The Ecological Rift: Capitalism's War on the Earth Metaphors and Similes

The Ecological Rift: Capitalism's War on the Earth Metaphors and Similes

The Defining Argument

The authors very early on define their argument very clearly. To make the argument as easy to understand as possible, they also boil its essentials down to an accessible metaphor:

“Our argument, in brief, is that a deep chasm has opened up in the metabolic relation between human beings and nature—a metabolism that is the basis of life itself.”

The Tearing of Nature

The ecological rift of the title is the book’s first metaphor.
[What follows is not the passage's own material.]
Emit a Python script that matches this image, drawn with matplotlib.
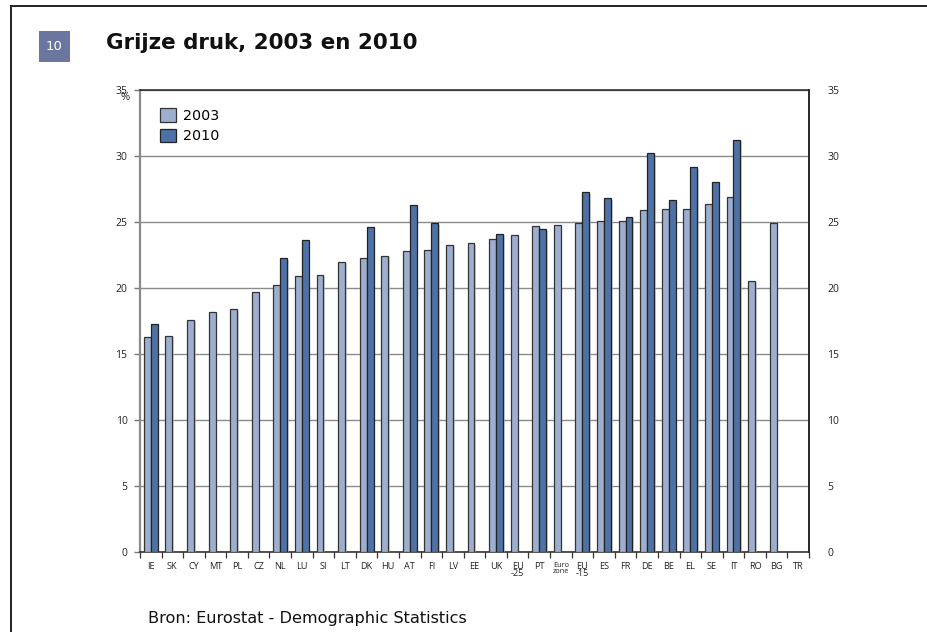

To avoid confusing the connotation of rift as a disagreement, it is more useful to think of the title “ecological tearing” and to further ease understanding, replace “ecological” with just plain nature. Or, in other words, the book is about how:

“Nature can be seen as a web or a fabric made up of innumerable processes, relations, and interactions, the tearing of which ultimately results in a crash of the ecological system.”

Why Capitalism?

Why is capitalism the antagonist in the war for the ecological well-being of the planet? Why would any one economic system be doing more harm than another? The answer is complex, but the metaphorical images are simple. All one needs to do is be able—and willing—to extrapolate. Unfortunately, those who are able often are not willing and those who might be willing are not able. It is a complex web of connections, after:

“Under Capitalism we are not human beings but consumers. Under capitalism mother earth does not exist, instead there are raw materials.”

Shopping is Oxygen

Consumer culture analyst Eric Assadourian offers a fairly unique view of the impact of toning down not just conspicuous consumption, but even just curbing basic consumption habits in order to save the planet. The metaphor is not just striking for its radical insanity, but for its insane radicalism:

“Asking people who live in consumer cultures to curb consumption is akin to asking them to stop breathing.”

Marx was Right All Along

True believers in the ultimate perfection of capitalism hate to hear these words perhaps more than any other, but when it comes to their favorite economic system being constructed not just on the ability but the necessity to harm the earth in order to sustain itself…Marx was right. It was he who observed in a letter written to Friedrich Engels way back in 1867:

“The earth is the reservoir, from whose bowels the use-values are to be torn.”